▸ Job
Exclude images, then output the remaining data verbatim.

▸ Material
######
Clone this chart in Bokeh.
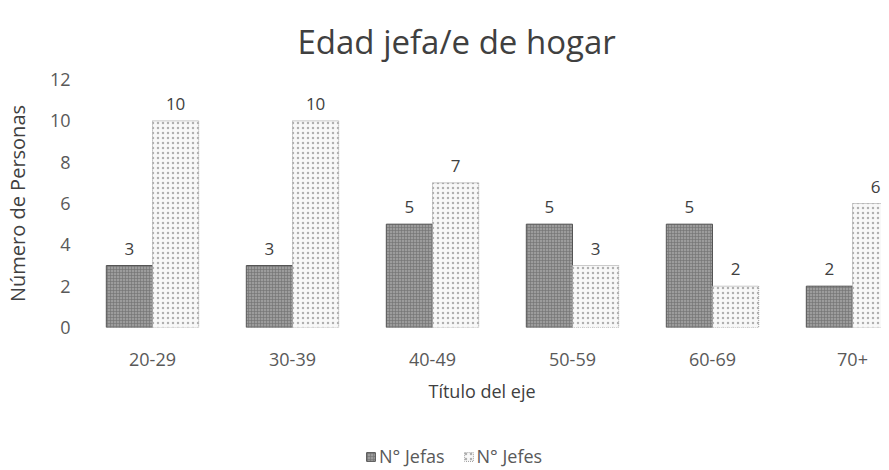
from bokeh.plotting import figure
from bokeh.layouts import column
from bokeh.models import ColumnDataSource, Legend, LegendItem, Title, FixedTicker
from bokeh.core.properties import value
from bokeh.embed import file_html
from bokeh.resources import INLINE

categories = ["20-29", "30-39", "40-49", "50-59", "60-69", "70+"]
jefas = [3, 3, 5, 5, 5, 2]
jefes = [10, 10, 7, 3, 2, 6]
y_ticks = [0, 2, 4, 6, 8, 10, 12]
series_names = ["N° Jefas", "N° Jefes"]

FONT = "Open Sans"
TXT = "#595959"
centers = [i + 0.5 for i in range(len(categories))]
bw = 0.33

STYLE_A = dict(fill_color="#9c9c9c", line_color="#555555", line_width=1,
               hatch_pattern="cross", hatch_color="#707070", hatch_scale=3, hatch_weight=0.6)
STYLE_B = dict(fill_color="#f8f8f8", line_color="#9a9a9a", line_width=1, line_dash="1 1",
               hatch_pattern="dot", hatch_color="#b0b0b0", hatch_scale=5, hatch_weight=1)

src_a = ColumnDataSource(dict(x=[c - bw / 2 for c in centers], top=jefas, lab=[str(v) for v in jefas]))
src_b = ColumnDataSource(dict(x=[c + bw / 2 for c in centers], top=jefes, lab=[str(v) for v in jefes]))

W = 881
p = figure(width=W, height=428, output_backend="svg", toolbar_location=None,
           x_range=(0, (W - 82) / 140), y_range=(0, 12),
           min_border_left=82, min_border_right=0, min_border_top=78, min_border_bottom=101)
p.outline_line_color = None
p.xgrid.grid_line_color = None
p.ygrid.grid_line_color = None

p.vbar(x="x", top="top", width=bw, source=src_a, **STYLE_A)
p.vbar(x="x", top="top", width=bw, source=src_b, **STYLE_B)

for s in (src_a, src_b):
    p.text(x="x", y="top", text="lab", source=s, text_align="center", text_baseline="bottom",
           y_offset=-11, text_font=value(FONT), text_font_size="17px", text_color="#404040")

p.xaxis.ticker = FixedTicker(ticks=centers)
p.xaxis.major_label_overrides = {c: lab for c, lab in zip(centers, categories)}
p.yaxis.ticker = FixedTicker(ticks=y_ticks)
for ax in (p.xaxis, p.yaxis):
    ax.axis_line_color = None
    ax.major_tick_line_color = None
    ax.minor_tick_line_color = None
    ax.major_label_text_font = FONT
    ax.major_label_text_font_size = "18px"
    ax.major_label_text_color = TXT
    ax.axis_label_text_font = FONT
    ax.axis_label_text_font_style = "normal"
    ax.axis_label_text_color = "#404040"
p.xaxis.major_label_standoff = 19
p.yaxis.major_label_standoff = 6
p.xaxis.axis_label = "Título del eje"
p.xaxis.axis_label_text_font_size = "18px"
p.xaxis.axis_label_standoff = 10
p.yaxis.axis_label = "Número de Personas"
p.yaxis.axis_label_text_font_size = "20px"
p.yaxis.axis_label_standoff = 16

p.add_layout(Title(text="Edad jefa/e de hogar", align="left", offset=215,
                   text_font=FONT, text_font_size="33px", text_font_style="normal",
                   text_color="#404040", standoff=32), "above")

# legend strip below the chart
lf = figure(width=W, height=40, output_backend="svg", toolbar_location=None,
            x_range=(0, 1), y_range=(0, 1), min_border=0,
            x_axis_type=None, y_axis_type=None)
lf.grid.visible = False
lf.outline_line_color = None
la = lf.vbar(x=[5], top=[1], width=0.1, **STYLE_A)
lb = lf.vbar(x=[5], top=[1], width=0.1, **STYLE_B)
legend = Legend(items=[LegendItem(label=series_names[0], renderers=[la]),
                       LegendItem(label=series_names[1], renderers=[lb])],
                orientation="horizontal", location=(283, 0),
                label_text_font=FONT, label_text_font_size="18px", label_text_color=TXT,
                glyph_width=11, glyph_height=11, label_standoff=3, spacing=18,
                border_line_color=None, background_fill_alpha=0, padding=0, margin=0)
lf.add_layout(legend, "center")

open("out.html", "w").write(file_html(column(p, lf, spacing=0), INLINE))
######
▸ Task solution
Clone this chart in Bokeh.
from bokeh.plotting import figure
from bokeh.layouts import column
from bokeh.models import ColumnDataSource, Legend, LegendItem, Title, FixedTicker
from bokeh.core.properties import value
from bokeh.embed import file_html
from bokeh.resources import INLINE

categories = ["20-29", "30-39", "40-49", "50-59", "60-69", "70+"]
jefas = [3, 3, 5, 5, 5, 2]
jefes = [10, 10, 7, 3, 2, 6]
y_ticks = [0, 2, 4, 6, 8, 10, 12]
series_names = ["N° Jefas", "N° Jefes"]

FONT = "Open Sans"
TXT = "#595959"
centers = [i + 0.5 for i in range(len(categories))]
bw = 0.33

STYLE_A = dict(fill_color="#9c9c9c", line_color="#555555", line_width=1,
               hatch_pattern="cross", hatch_color="#707070", hatch_scale=3, hatch_weight=0.6)
STYLE_B = dict(fill_color="#f8f8f8", line_color="#9a9a9a", line_width=1, line_dash="1 1",
               hatch_pattern="dot", hatch_color="#b0b0b0", hatch_scale=5, hatch_weight=1)

src_a = ColumnDataSource(dict(x=[c - bw / 2 for c in centers], top=jefas, lab=[str(v) for v in jefas]))
src_b = ColumnDataSource(dict(x=[c + bw / 2 for c in centers], top=jefes, lab=[str(v) for v in jefes]))

W = 881
p = figure(width=W, height=428, output_backend="svg", toolbar_location=None,
           x_range=(0, (W - 82) / 140), y_range=(0, 12),
           min_border_left=82, min_border_right=0, min_border_top=78, min_border_bottom=101)
p.outline_line_color = None
p.xgrid.grid_line_color = None
p.ygrid.grid_line_color = None

p.vbar(x="x", top="top", width=bw, source=src_a, **STYLE_A)
p.vbar(x="x", top="top", width=bw, source=src_b, **STYLE_B)

for s in (src_a, src_b):
    p.text(x="x", y="top", text="lab", source=s, text_align="center", text_baseline="bottom",
           y_offset=-11, text_font=value(FONT), text_font_size="17px", text_color="#404040")

p.xaxis.ticker = FixedTicker(ticks=centers)
p.xaxis.major_label_overrides = {c: lab for c, lab in zip(centers, categories)}
p.yaxis.ticker = FixedTicker(ticks=y_ticks)
for ax in (p.xaxis, p.yaxis):
    ax.axis_line_color = None
    ax.major_tick_line_color = None
    ax.minor_tick_line_color = None
    ax.major_label_text_font = FONT
    ax.major_label_text_font_size = "18px"
    ax.major_label_text_color = TXT
    ax.axis_label_text_font = FONT
    ax.axis_label_text_font_style = "normal"
    ax.axis_label_text_color = "#404040"
p.xaxis.major_label_standoff = 19
p.yaxis.major_label_standoff = 6
p.xaxis.axis_label = "Título del eje"
p.xaxis.axis_label_text_font_size = "18px"
p.xaxis.axis_label_standoff = 10
p.yaxis.axis_label = "Número de Personas"
p.yaxis.axis_label_text_font_size = "20px"
p.yaxis.axis_label_standoff = 16

p.add_layout(Title(text="Edad jefa/e de hogar", align="left", offset=215,
                   text_font=FONT, text_font_size="33px", text_font_style="normal",
                   text_color="#404040", standoff=32), "above")

# legend strip below the chart
lf = figure(width=W, height=40, output_backend="svg", toolbar_location=None,
            x_range=(0, 1), y_range=(0, 1), min_border=0,
            x_axis_type=None, y_axis_type=None)
lf.grid.visible = False
lf.outline_line_color = None
la = lf.vbar(x=[5], top=[1], width=0.1, **STYLE_A)
lb = lf.vbar(x=[5], top=[1], width=0.1, **STYLE_B)
legend = Legend(items=[LegendItem(label=series_names[0], renderers=[la]),
                       LegendItem(label=series_names[1], renderers=[lb])],
                orientation="horizontal", location=(283, 0),
                label_text_font=FONT, label_text_font_size="18px", label_text_color=TXT,
                glyph_width=11, glyph_height=11, label_standoff=3, spacing=18,
                border_line_color=None, background_fill_alpha=0, padding=0, margin=0)
lf.add_layout(legend, "center")

open("out.html", "w").write(file_html(column(p, lf, spacing=0), INLINE))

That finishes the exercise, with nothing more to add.